This was originally a guest post on the official BETT blog, where I was asked to write a piece reflecting on what technology in education meant to me.
People I meet in education are often surprised to learn that my undergraduate degree was not in technology, or anything related to ICT. In fact, I spent three years at Sheffield University studying History, particularly early modern social history. Having moved into a career based on education and technology, it would be easy for me to dismiss the importance of this part of my learning. However, I have recently realised that the study of History has shaped my thinking more deeply than I sometimes think.
I always think the importance of History is contrast. Learning about the past gives a different perspective, one which makes us question the way things are today, and how they might be. It is a bit more complex than simply ‘learning from our mistakes’, or even some notion of progress towards some greater, more developed state.
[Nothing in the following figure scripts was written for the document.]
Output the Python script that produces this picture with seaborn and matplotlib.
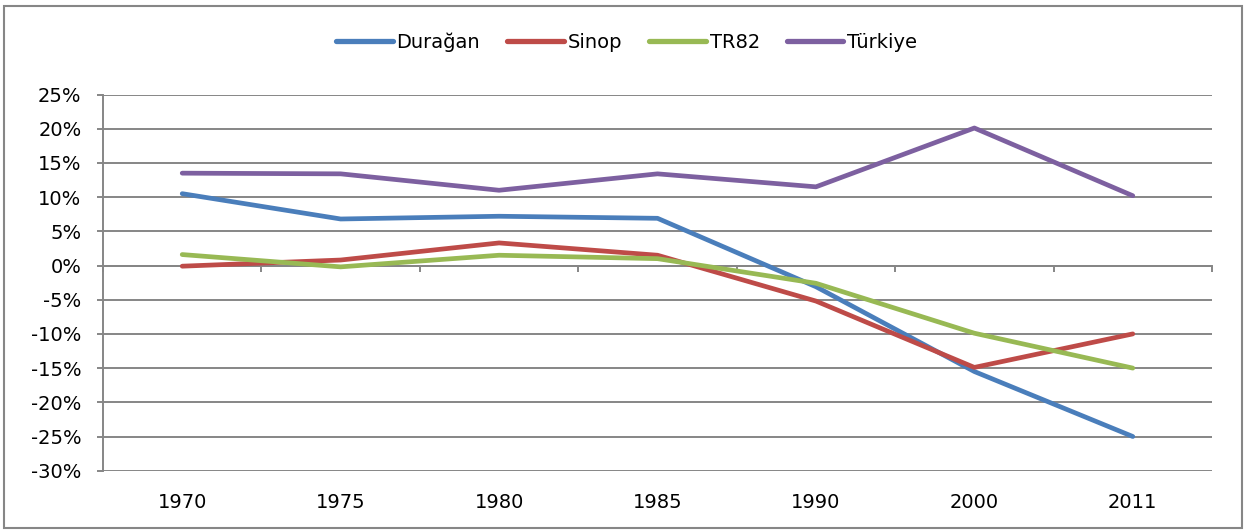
import numpy as np
import pandas as pd
import seaborn as sns
import matplotlib
matplotlib.use("Agg")
import matplotlib.pyplot as plt
from matplotlib.patches import Rectangle

# data (percent)
years = ["1970", "1975", "1980", "1985", "1990", "2000", "2011"]
duragan = [10.5, 6.8, 7.2, 6.9, -3.1, -15.5, -25.0]
sinop = [-0.1, 0.8, 3.3, 1.5, -5.2, -14.9, -10.0]
tr82 = [1.6, -0.2, 1.5, 1.0, -2.6, -9.9, -15.0]
turkiye = [13.5, 13.4, 11.0, 13.4, 11.5, 20.1, 10.2]

series = ["Durağan", "Sinop", "TR82", "Türkiye"]
colors = ["#4a7ebb", "#be4b48", "#98b954", "#7d60a0"]

df = pd.DataFrame({"yil": years, "Durağan": duragan, "Sinop": sinop,
                   "TR82": tr82, "Türkiye": turkiye})
df = df.melt(id_vars="yil", var_name="seri", value_name="deger")

sns.set_style("white")
plt.rcParams["font.family"] = ["DejaVu Sans"]
plt.rcParams["text.color"] = "black"
gri = "#868686"

fig = plt.figure(figsize=(12.46, 5.31), dpi=100)
ax = fig.add_axes([103 / 1246, 1 - 470.7 / 531, 1109 / 1246, 376.2 / 531])

sns.lineplot(data=df, x="yil", y="deger", hue="seri", hue_order=series,
             palette=dict(zip(series, colors)), linewidth=3.4, sort=False,
             ax=ax, legend=True)
for ln in ax.get_lines():
    ln.set_solid_capstyle("round")

# axes styling, excel-ish
ax.set_xlim(-0.5, len(years) - 0.5)
ax.set_ylim(-30, 25)
ax.set_yticks(np.arange(-30, 26, 5))
ax.set_yticklabels([f"{v}%" for v in range(-30, 26, 5)])
ax.set_xlabel("")
ax.set_ylabel("")
ax.grid(axis="y", color=gri, linewidth=1.4)
ax.grid(axis="x", visible=False)
for s in ["top", "right", "bottom"]:
    ax.spines[s].set_visible(False)
ax.spines["left"].set_color(gri)
ax.spines["left"].set_linewidth(1.4)
ax.tick_params(axis="y", direction="out", length=4.5, width=1.4, color=gri,
               labelsize=14, labelcolor="black", pad=11, left=True)
ax.tick_params(axis="x", length=0, labelsize=14, labelcolor="black", pad=16)

# horizontal axis crosses at 0 with tick marks between categories
sec = ax.secondary_xaxis(30 / 55)
sec.set_alignment("bottom")
sec.set_xticks(np.arange(-0.5, len(years), 1.0))
sec.tick_params(axis="x", direction="out", length=4.5, width=1.4, color=gri,
                labelbottom=False, labeltop=False, top=False)
sec.spines["bottom"].set_color(gri)
sec.spines["bottom"].set_linewidth(1.4)
sec.spines["top"].set_visible(False)

# legend at top
h, l = ax.get_legend_handles_labels()
ax.legend_.remove()
for hh in h:
    hh.set_linewidth(3.8)
fig.legend(h, l, loc="center", bbox_to_anchor=(0.503, 1 - 42 / 531), ncol=4,
           frameon=False, fontsize=14, handlelength=2.9, handletextpad=0.2,
           columnspacing=1.4, labelcolor="black")

# chart border
fig.patches.append(Rectangle((4 / 1246, 3 / 531), 1238 / 1246, 522 / 531,
                             transform=fig.transFigure, fill=False,
                             edgecolor=gri, linewidth=1.5))

fig.savefig("out.png", dpi=100)
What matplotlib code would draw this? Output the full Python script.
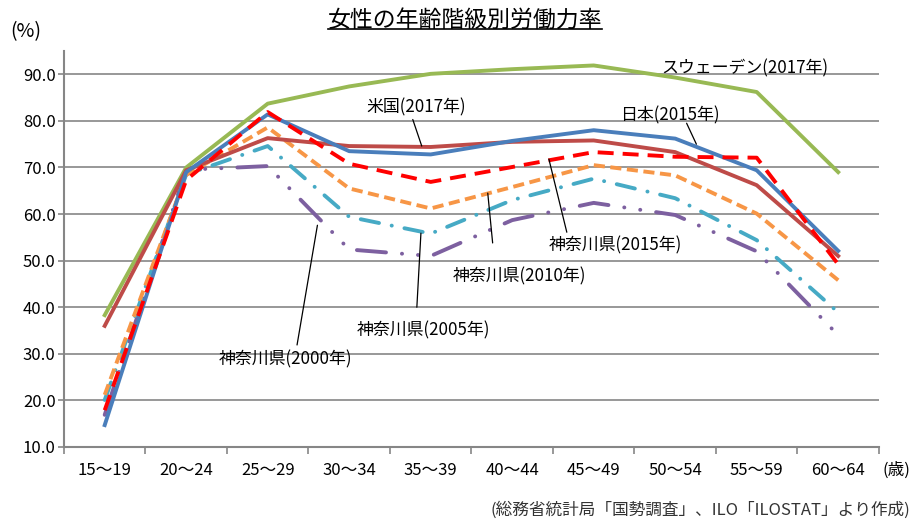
import matplotlib
matplotlib.use('Agg')
import matplotlib.pyplot as plt
from matplotlib.lines import Line2D
import numpy as np

plt.rcParams['font.family'] = ['Noto Sans CJK JP', 'DejaVu Sans']
plt.rcParams['lines.scale_dashes'] = False

# age groups
categories = ['15～19', '20～24', '25～29', '30～34', '35～39',
              '40～44', '45～49', '50～54', '55～59', '60～64']

# labour force participation rate (%)
k2000 = [16.9, 69.5, 70.3, 52.4, 51.0, 58.7, 62.4, 59.8, 52.0, 34.0]
k2005 = [20.1, 68.5, 74.6, 59.4, 55.8, 63.0, 67.6, 63.4, 54.4, 38.9]
k2010 = [21.2, 68.4, 78.6, 65.5, 61.2, 65.8, 70.5, 68.3, 60.1, 45.8]
sweden = [38.3, 70.0, 83.7, 87.4, 90.1, 91.1, 91.9, 89.3, 86.2, 69.0]
usa = [36.0, 69.4, 76.3, 74.6, 74.4, 75.5, 75.8, 73.3, 66.2, 51.0]
japan = [14.7, 69.0, 81.4, 73.5, 72.8, 75.7, 78.0, 76.2, 69.4, 52.1]
k2015 = [17.9, 67.3, 81.9, 70.8, 66.9, 70.1, 73.3, 72.3, 72.1, 49.2]

fig = plt.figure(figsize=(9.15, 5.2), dpi=100)
ax = fig.add_axes([0.0699, 0.1404, 0.8907, 0.7615])

x = np.arange(len(categories))
lw = 2.8

l, = ax.plot(x, k2000, color='#7D60A0', lw=lw, dash_capstyle='round')
l.set_dashes((21, 11.5, 0.1, 11.5, 0.1, 11.5))
l, = ax.plot(x, k2005, color='#46AAC5', lw=lw, dash_capstyle='round')
l.set_dashes((13.4, 9.3, 0.1, 9.3))
l, = ax.plot(x, k2010, color='#F79646', lw=lw)
l.set_dashes((8, 4))
ax.plot(x, sweden, color='#98B954', lw=lw)
ax.plot(x, usa, color='#BE4B48', lw=lw)
ax.plot(x, japan, color='#4A7EBB', lw=lw)
l, = ax.plot(x, k2015, color='#FF0000', lw=lw)
l.set_dashes((11.5, 6.5))

ax.set_xlim(-0.5, len(categories) - 0.5)
ax.set_ylim(10, 95)
ax.set_yticks(np.arange(10, 91, 10))
ax.set_yticklabels(['%.1f' % v for v in np.arange(10, 91, 10)], fontsize=12)
ax.set_xticks(np.arange(-0.5, len(categories), 1.0))
ax.set_xticklabels([])
ax.set_xticks(x, minor=True)
ax.set_xticklabels(categories, minor=True, fontsize=12)
ax.tick_params(axis='x', which='major', length=5, color='#868686', width=1.2)
ax.tick_params(axis='x', which='minor', length=0, pad=11)
ax.tick_params(axis='y', length=4, color='#868686', width=1.2, pad=2)

ax.grid(axis='y', color='#868686', lw=1.2)
ax.set_axisbelow(True)
for s in ['top', 'right']:
    ax.spines[s].set_visible(False)
for s in ['left', 'bottom']:
    ax.spines[s].set_color('#868686')
    ax.spines[s].set_linewidth(1.5)

# series labels with leader lines
labels = [
    ('スウェーデン(2017年)', (7.85, 91.3), None),
    ('日本(2015年)', (6.93, 81.2), ((7.14, 79.5), (7.26, 75.0))),
    ('米国(2017年)', (3.82, 82.8), ((3.78, 80.3), (3.89, 74.6))),
    ('神奈川県(2015年)', (6.27, 53.3), ((5.67, 56.1), (5.45, 71.8))),
    ('神奈川県(2010年)', (5.09, 46.6), ((4.76, 53.8), (4.70, 64.5))),
    ('神奈川県(2005年)', (3.91, 35.1), ((3.83, 40.0), (3.88, 55.9))),
    ('神奈川県(2000年)', (2.22, 28.7), ((2.36, 31.9), (2.61, 57.6))),
]
for txt, pos, lead in labels:
    ax.text(pos[0], pos[1], txt, ha='center', va='center', fontsize=12.2)
    if lead:
        ax.annotate('', xy=lead[1], xytext=lead[0],
                    arrowprops=dict(arrowstyle='-', lw=0.9, color='black',
                                    shrinkA=0, shrinkB=0))

title = fig.text(0.508, 0.962, '女性の年齢階級別労働力率', ha='center', va='center',
                 fontsize=16.5)
fig.text(0.011, 0.94, '(%)', ha='left', va='center', fontsize=14)
fig.text(0.995, 0.096, '(歳)', ha='right', va='center', fontsize=12)
fig.text(0.995, 0.019, '(総務省統計局「国勢調査」、ILO「ILOSTAT」より作成)',
         ha='right', va='center', fontsize=12, color='#333333')

# underline the title
fig.canvas.draw()
bb = title.get_window_extent().transformed(fig.transFigure.inverted())
fig.add_artist(Line2D([bb.x0, bb.x1], [bb.y0 + 0.004, bb.y0 + 0.004],
                      transform=fig.transFigure, color='black', lw=1.2))

plt.savefig('out.png', dpi=100)
plt.close()
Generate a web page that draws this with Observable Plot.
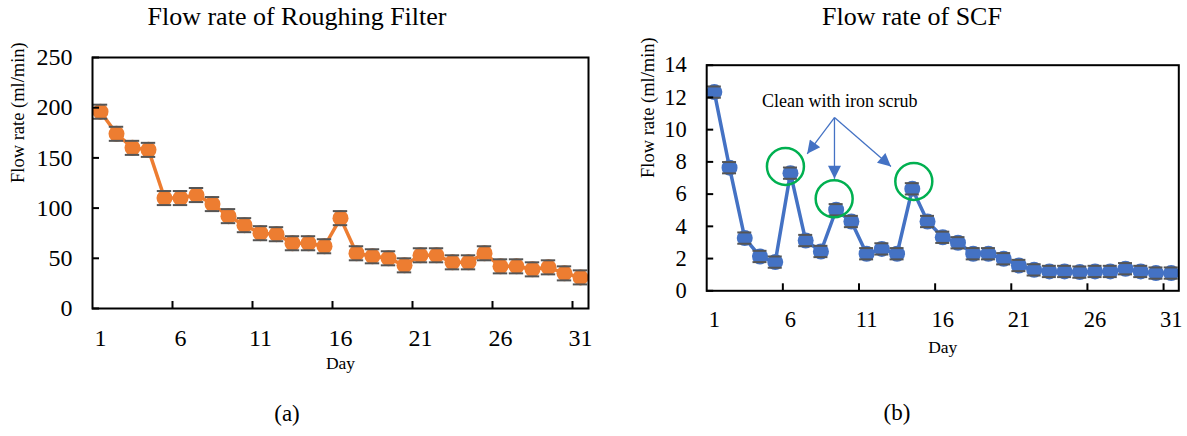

What I think it does is provide a mirror we can hold up to our selves; to see what has changed, what has remained the same, and why that is. It helps us to see the constants of being human.
Increasingly, I think technology plays the same role. It disrupts and makes us question, creating situations that provide a stark contrast with how things are and how they might be. It is tempting to see this as some model of progress; a movement from ‘Victorian factory schools’ which are now outdated to some new, modern system. Just as with History, I don’t think it is that simple. To oversimplify for a moment, this could produce the argument that in a world of ‘Google’ and ubiquitous smart phones, learning lots of facts in a one size fits all model seems questionable. However, I wonder whether such an approach has always been questionable, we just see it now in the harsh light that technology casts.
People from the past were not that different to us, and learning is a pretty natural process. What technology is doing at the moment is perhaps acting as a mirror, revealing that for the last few years we possibly haven’t been catering for the human constants around learning in the most beneficial way.
That’s why I think technology matters; not so much because it lets us do cool things, but because it makes us think.